Kennedy's chances rest on prying out enough votes, mainly from the non-primary states, to come into the convention with at least a respectable bloc. If his strength, together with McCarthy's and that of a few favorite sons, is large enough to preclude a first-ballot victory for Johnson, Kennedy might then just possibly knit together a subsequent majority vote.
So far, Kennedy has hardly been toppled by a rush of supporters. Wire-service surveys of state party chairmen found most of them still loyal to Johnson. Only three, in New York, Oregon and Tennessee, were willing to come out publicly for Kennedy. The initial reaction among congressional Democrats, even those sympathetic to Kennedy personally and on the major issues, was one of alarm rather than support. "He'll ruin the party!" was the reflex comment of several Capitol Hill Democrats. Most congressional Democrats and party officials in the states know that they face a tough campaign already and that a fight at the top can only make their own problems more serious.
False Guides. They also know that a President's vengeance can be swift and terrible if the challenger fails. Thus it is natural to hesitate, to see how many other soldiers Kennedy can recruit, to test the feelings of constituents, watch the trend of opinion polls and the next couple of primaries.
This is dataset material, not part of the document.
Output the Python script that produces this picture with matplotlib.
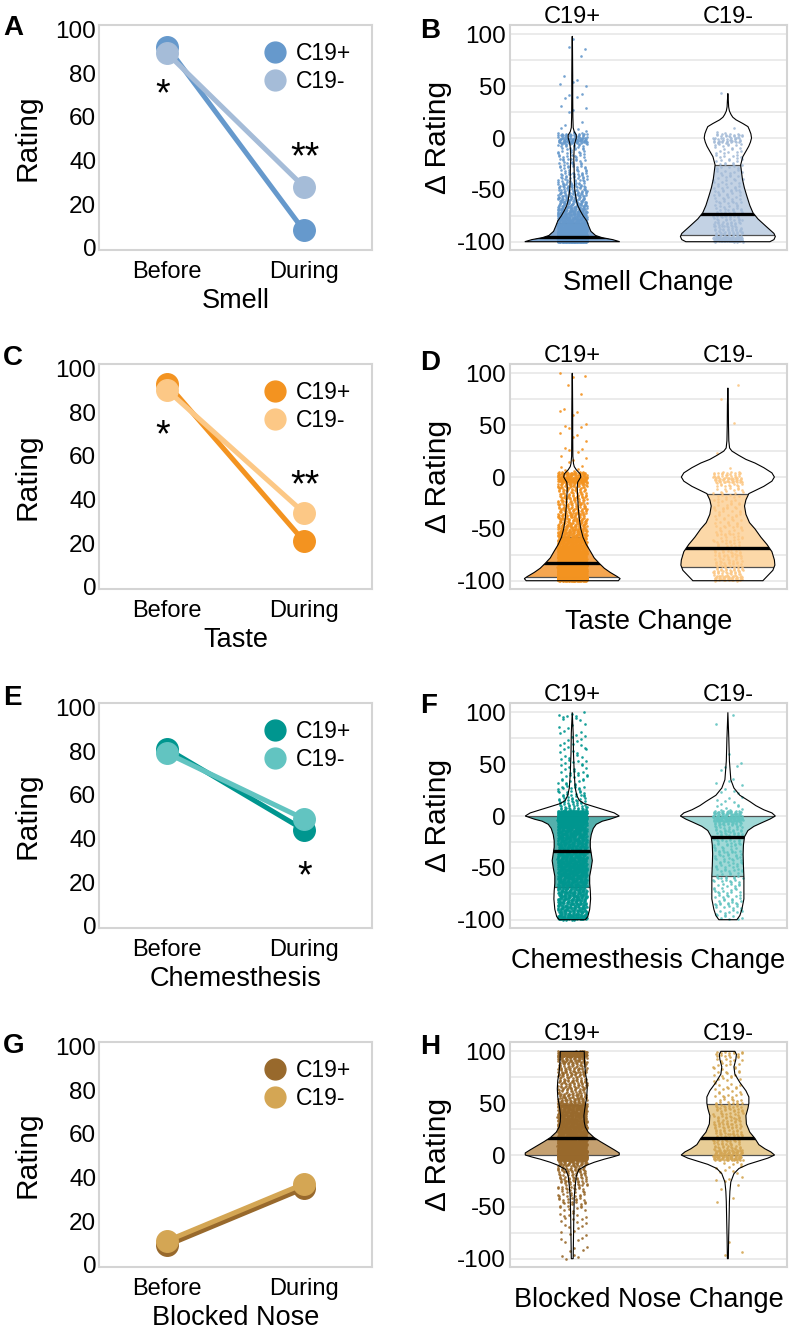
import numpy as np
import matplotlib
matplotlib.use("Agg")
import matplotlib.pyplot as plt
from matplotlib.patches import Polygon, Rectangle
from matplotlib.lines import Line2D

plt.rcParams['font.family'] = ['Liberation Sans', 'DejaVu Sans']
plt.rcParams['axes.unicode_minus'] = False

# ---------------- data ----------------
groups = ["C19+", "C19-"]
times = ["Before", "During"]
senses = ["Smell", "Taste", "Chemesthesis", "Blocked Nose"]

# mean ratings (before, during)
smell_pos = [92, 8]
smell_neg = [89, 28]
taste_pos = [93, 21]
taste_neg = [90, 34]
chem_pos = [81, 44]
chem_neg = [79, 49]
nose_pos = [9, 35]
nose_neg = [11, 37]

# significance marks (text, x index, y position)
smell_sig = [("*", 0, 70), ("**", 1, 41)]
taste_sig = [("*", 0, 69), ("**", 1, 46)]
chem_sig = [("*", 1, 22)]
nose_sig = []

colors_pos = ["#6699CC", "#F39320", "#00968F", "#98692C"]
colors_neg = ["#A5BCD8", "#FCC886", "#62C4C1", "#D4A654"]
fill_pos = ["#7FA6D2", "#F5A650", "#55B0AC", "#C4A070"]
fill_neg = ["#C3D2E4", "#FCD8A8", "#A0D9D7", "#E8CD96"]

# violin outlines: rating values and half widths (x units)
smell_pos_v = [-100, -98, -96, -94, -90, -85, -80, -75, -70, -65, -60, -50, -40, -30, -20, -10, -5, 0, 3, 6, 10, 20, 40, 60, 80, 98]
smell_pos_w = [0.305, 0.26, 0.19, 0.15, 0.12, 0.106, 0.093, 0.07, 0.051, 0.035, 0.026, 0.016, 0.013, 0.012, 0.010, 0.012, 0.016, 0.026, 0.026, 0.013, 0.006, 0.004, 0.003, 0.003, 0.002, 0.001]
smell_neg_v = [-100, -98, -95, -92, -85, -78, -72, -65, -56, -48, -40, -32, -26, -18, -12, -8, -4, 0, 4, 8, 11, 14, 17.5, 20, 22.5, 26, 30, 36, 43]
smell_neg_w = [0.27, 0.296, 0.305, 0.296, 0.244, 0.193, 0.161, 0.141, 0.122, 0.106, 0.094, 0.087, 0.082, 0.096, 0.119, 0.134, 0.145, 0.152, 0.148, 0.138, 0.129, 0.096, 0.053, 0.032, 0.021, 0.010, 0.005, 0.003, 0.0]
taste_pos_v = [-100, -98, -96, -92, -88, -83, -78, -72, -65, -58, -50, -40, -30, -20, -10, -5, 0, 3, 7, 10, 13, 20, 40, 60, 80, 100]
taste_pos_w = [0.296, 0.308, 0.289, 0.244, 0.206, 0.172, 0.141, 0.118, 0.090, 0.069, 0.055, 0.045, 0.039, 0.035, 0.032, 0.035, 0.055, 0.051, 0.026, 0.013, 0.008, 0.004, 0.003, 0.003, 0.002, 0.001]
taste_neg_v = [-100, -95, -90, -85, -80, -72, -65, -58, -50, -44, -36, -28, -22, -16, -9, -4, 0, 4, 9, 13.5, 17, 21, 25, 28, 35, 50, 70, 86]
taste_neg_w = [0.225, 0.257, 0.289, 0.302, 0.299, 0.283, 0.251, 0.212, 0.174, 0.139, 0.116, 0.107, 0.116, 0.135, 0.231, 0.283, 0.299, 0.283, 0.231, 0.174, 0.116, 0.069, 0.026, 0.011, 0.006, 0.004, 0.003, 0.0]
chem_pos_v = [-100, -97, -90, -80, -72, -65, -58, -50, -43, -36, -30, -24, -18, -12, -8, -5, -3, 0, 3, 6, 9, 12, 15, 20, 27, 40, 60, 80, 100]
chem_pos_w = [0.084, 0.100, 0.112, 0.118, 0.116, 0.112, 0.112, 0.122, 0.129, 0.122, 0.116, 0.116, 0.122, 0.135, 0.154, 0.193, 0.244, 0.302, 0.270, 0.206, 0.141, 0.077, 0.045, 0.029, 0.019, 0.013, 0.008, 0.006, 0.0]
chem_neg_v = [-100, -96, -90, -80, -70, -58, -48, -37, -28, -20, -14, -10, -6, -3, 0, 3, 6, 10, 14, 20, 27, 35, 53, 75, 100]
chem_neg_w = [0.058, 0.077, 0.090, 0.103, 0.103, 0.103, 0.100, 0.098, 0.100, 0.107, 0.129, 0.167, 0.225, 0.270, 0.305, 0.283, 0.231, 0.180, 0.141, 0.077, 0.039, 0.019, 0.010, 0.006, 0.0]
nose_pos_v = [-100, -80, -60, -40, -30, -20, -14, -10, -7, -4, -2, 0, 2, 5, 9, 13, 17, 22, 27, 32, 38, 44, 49, 56, 64, 72, 80, 90, 100]
nose_pos_w = [0.006, 0.008, 0.010, 0.013, 0.019, 0.026, 0.043, 0.090, 0.141, 0.206, 0.257, 0.302, 0.302, 0.270, 0.225, 0.180, 0.139, 0.103, 0.084, 0.077, 0.075, 0.080, 0.085, 0.093, 0.096, 0.093, 0.084, 0.079, 0.077]
nose_neg_v = [-100, -80, -60, -45, -35, -26, -18, -13, -9, -6, -3, 0, 3, 6, 10, 16, 22, 30, 38, 45, 50, 56, 62, 70, 78, 85, 92, 97, 100]
nose_neg_w = [0.003, 0.005, 0.008, 0.010, 0.013, 0.019, 0.039, 0.071, 0.129, 0.193, 0.257, 0.300, 0.276, 0.238, 0.199, 0.174, 0.141, 0.119, 0.116, 0.129, 0.135, 0.135, 0.116, 0.077, 0.045, 0.039, 0.051, 0.055, 0.045]

# quartiles (q1, median, q3)
smell_pos_q = [-100, -95, -82]
smell_neg_q = [-94, -73, -26]
taste_pos_q = [-96, -83, -58]
taste_neg_q = [-87, -68, -16]
chem_pos_q = [-68, -34, 0]
chem_neg_q = [-58, -20, 0]
nose_pos_q = [0, 16, 48]
nose_neg_q = [0, 16, 49]

# individual change ratings, counted in 5-point bins from -100 to 100
bin_edges = np.arange(-100, 101, 5)
smell_pos_n = [1050, 200, 150, 110, 85, 70, 55, 45, 38, 32, 27, 22, 18, 16, 14, 13, 12, 12, 18, 60,
               35, 4, 1, 1, 1, 2, 1, 2, 2, 1, 2, 2, 0, 0, 0, 1, 0, 2, 0, 1]
smell_neg_n = [90, 25, 22, 20, 18, 15, 13, 11, 10, 10, 10, 9, 8, 8, 8, 8, 8, 8, 10, 30,
               20, 2, 0, 0, 0, 0, 0, 0, 1, 0, 0, 0, 0, 0, 0, 0, 0, 0, 0, 0]
taste_pos_n = [600, 200, 170, 150, 130, 110, 95, 80, 70, 60, 50, 45, 40, 36, 33, 30, 30, 30, 40, 110,
               60, 4, 2, 2, 2, 3, 1, 1, 2, 3, 1, 1, 2, 1, 0, 1, 0, 1, 0, 3]
taste_neg_n = [50, 25, 20, 18, 16, 15, 14, 12, 11, 11, 10, 10, 9, 9, 9, 9, 9, 10, 14, 40,
               25, 1, 0, 0, 1, 0, 0, 0, 0, 0, 1, 0, 0, 0, 0, 1, 0, 1, 0, 0]
chem_pos_n = [80, 60, 60, 60, 65, 65, 65, 70, 75, 85, 85, 75, 70, 65, 65, 70, 75, 80, 100, 250,
              180, 25, 18, 14, 12, 10, 8, 7, 6, 6, 6, 5, 5, 5, 4, 4, 3, 3, 3, 6]
chem_neg_n = [8, 8, 9, 10, 10, 10, 10, 10, 10, 11, 11, 12, 12, 12, 13, 14, 16, 18, 25, 70,
              50, 6, 4, 3, 3, 2, 2, 1, 1, 2, 1, 1, 0, 0, 0, 0, 0, 1, 0, 1]
nose_pos_n = [4, 2, 2, 3, 3, 3, 4, 5, 6, 7, 10, 11, 13, 15, 17, 20, 25, 32, 50, 280,
              250, 120, 110, 100, 95, 90, 85, 80, 75, 80, 40, 35, 30, 30, 30, 30, 30, 35, 45, 150]
nose_neg_n = [1, 1, 0, 1, 0, 0, 0, 0, 0, 0, 1, 1, 0, 1, 2, 3, 3, 4, 6, 60,
              45, 20, 20, 20, 19, 18, 17, 16, 15, 16, 10, 8, 7, 6, 6, 6, 6, 7, 8, 15]

line_data = [(smell_pos, smell_neg, smell_sig), (taste_pos, taste_neg, taste_sig),
             (chem_pos, chem_neg, chem_sig), (nose_pos, nose_neg, nose_sig)]
violin_data = [
    [(smell_pos_v, smell_pos_w, smell_pos_q, smell_pos_n), (smell_neg_v, smell_neg_w, smell_neg_q, smell_neg_n)],
    [(taste_pos_v, taste_pos_w, taste_pos_q, taste_pos_n), (taste_neg_v, taste_neg_w, taste_neg_q, taste_neg_n)],
    [(chem_pos_v, chem_pos_w, chem_pos_q, chem_pos_n), (chem_neg_v, chem_neg_w, chem_neg_q, chem_neg_n)],
    [(nose_pos_v, nose_pos_w, nose_pos_q, nose_pos_n), (nose_neg_v, nose_neg_w, nose_neg_q, nose_neg_n)],
]
letters = [("A", "B"), ("C", "D"), ("E", "F"), ("G", "H")]
letter_y = [(28, 31), (358, 363), (698, 706), (1046, 1047)]

# ---------------- figure ----------------
W, H = 790, 1331
fig = plt.figure(figsize=(W / 100, H / 100), dpi=100)
row_top = [25, 364, 703, 1042]
ax_h = 225
frame_col = "#D4D4D4"


def spread(counts, n_off):
    """place binned values inside their bins (R2 low-discrepancy layout)"""
    ys, xs = [], []
    n = n_off
    for i, c in enumerate(counts):
        lo = bin_edges[i]
        for k in range(c):
            n += 1
            ys.append(lo + 5 * ((n * 0.7548776662) % 1))
            xs.append(2 * ((n * 0.5698402910) % 1) - 1)
    return np.array(xs), np.array(ys)


for r in range(4):
    pos, neg, sig = line_data[r]
    b = 1 - (row_top[r] + ax_h) / H

    # ---- left: before / during ratings ----
    ax = fig.add_axes([99 / W, b, 273 / W, ax_h / H])
    ax.plot([0, 1], pos, color=colors_pos[r], lw=3.6, marker="o", ms=15.5, zorder=3)
    ax.plot([0, 1], neg, color=colors_neg[r], lw=3.6, marker="o", ms=15.5, zorder=4)
    for s, xi, yv in sig:
        ax.text(xi - 0.03 if xi == 0 else xi + 0.01, yv, s, fontsize=27, ha="center", va="center")
    ax.set_xlim(-0.5, 1.5)
    ax.set_ylim(-1, 102)
    ax.set_yticks(range(0, 101, 20))
    ax.set_xticks([0, 1])
    ax.set_xticklabels(times)
    ax.tick_params(length=0, labelsize=17.5, pad=2)
    ax.tick_params(axis="x", labelsize=17, pad=8)
    for sp in ax.spines.values():
        sp.set_color(frame_col)
        sp.set_linewidth(1.5)
    ax.set_ylabel("Rating", fontsize=21.5)
    ax.yaxis.set_label_coords(-0.21, 0.5)
    ax.set_xlabel(senses[r], fontsize=19.5)
    ax.xaxis.set_label_coords(0.5, -0.17)
    hd = [Line2D([], [], ls="none", marker="o", ms=15, color=colors_pos[r]),
          Line2D([], [], ls="none", marker="o", ms=15, color=colors_neg[r])]
    ax.legend(hd, groups, loc="upper left", bbox_to_anchor=(0.57, 0.965), frameon=False,
              fontsize=16.5, handlelength=1.0, handletextpad=0.4, labelspacing=0.2,
              borderaxespad=0)

    # ---- right: change violins ----
    ax2 = fig.add_axes([510 / W, b, 277 / W, ax_h / H])
    ax2.set_xlim(-0.4, 1.38)
    ax2.set_ylim(-108, 109)
    ax2.set_yticks(range(-100, 101, 50))
    ax2.set_yticks(range(-100, 101, 25), minor=True)
    ax2.grid(axis="y", which="both", color="#E8E8E8", lw=1.2, zorder=0)
    ax2.set_axisbelow(True)
    for j in range(2):
        vv, ww, qq, nn = violin_data[r][j]
        vv = np.array(vv)
        ww = np.array(ww)
        verts = np.vstack([np.column_stack([j - ww, vv]),
                           np.column_stack([j + ww[::-1], vv[::-1]])])
        body = Polygon(verts, closed=True, fc="white", ec="none", zorder=1)
        ax2.add_patch(body)
        iqr = Rectangle((j - 1, qq[0]), 2, qq[2] - qq[0], fc=(fill_pos if j == 0 else fill_neg)[r],
                        ec="none", zorder=2)
        ax2.add_patch(iqr)
        iqr.set_clip_path(body)
        for q in (qq[0], qq[2]):
            ln = ax2.hlines(q, j - 1, j + 1, color="#505050", lw=0.9, zorder=3)
            ln.set_clip_path(body)
        jx, jy = spread(nn, 1000 * j)
        ax2.scatter(j + 0.095 * jx, jy, s=3.6, color=(colors_pos if j == 0 else colors_neg)[r],
                    linewidths=0, alpha=0.9, zorder=4)
        md = ax2.hlines(qq[1], j - 1, j + 1, color="black", lw=2.4, zorder=5)
        md.set_clip_path(body)
        ax2.add_patch(Polygon(verts, closed=True, fill=False, ec="black", lw=0.8, zorder=6))
    ax2.set_xticks([0, 1])
    ax2.set_xticklabels(groups)
    ax2.xaxis.tick_top()
    ax2.tick_params(which="both", length=0, labelsize=17, pad=-2)
    ax2.tick_params(axis="y", labelsize=17.5, pad=3)
    for sp in ax2.spines.values():
        sp.set_color(frame_col)
        sp.set_linewidth(1.5)
    ax2.set_ylabel("\u0394 Rating", fontsize=21.5)
    ax2.yaxis.set_label_coords(-0.21, 0.5)
    ax2.set_xlabel(senses[r] + " Change", fontsize=19.5)
    ax2.xaxis.set_label_position("bottom")
    ax2.xaxis.set_label_coords(0.5, -0.09)

    # panel letters
    fig.text(3 / W, 1 - letter_y[r][0] / H, letters[r][0], fontsize=20, fontweight="bold",
             va="center", ha="left")
    fig.text(420 / W, 1 - letter_y[r][1] / H, letters[r][1], fontsize=20, fontweight="bold",
             va="center", ha="left")

fig.savefig("out.png", dpi=100, facecolor="white")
In the nation's volatile mood, opinion samplings may prove to be false guides. The President's popularity has been gyrating, and so has Bobby Kennedy's. The last Gallup poll report, made before New Hampshire, had Johnson and Kennedy deadlocked at 41% each among all adults, with Johnson ahead by one point among Democrats. The figures represented gains by Kennedy since January, when Johnson led by ten points among all voters, but last fall Kennedy was farther ahead, 51% v. 39%. For Democratic leaders trying to decide which side of the fence to fall on, the process may take weeks or even months.
Some have already made up their minds. Chicago Mayor Richard Daley, czar of Illinois, pledged to hold his state's 118 delegate votes for Johnson--"if he is a candidate for reelection." New Jersey Governor Richard Hughes also took a Johnson loyalty oath--in the name of Kennedy. "It would be too bad," he said, "to see all the things accomplished by John F. Kennedy torn down and reversed."
The President himself has been playing the statesman in regard to election year. "I'll cross that bridge when I come to it," he says when asked about his plans, and he seems not to notice that the span is swaying in the storm. His attitude, says one analyst, has seemed to be "Shhh, there's no election. Let's not talk about it." Now the President is rethinking his strategy. At the weekend, his conclusions were secret. For the record, White House Press Secretary George Christian said that primaries were not among the President's "top priorities."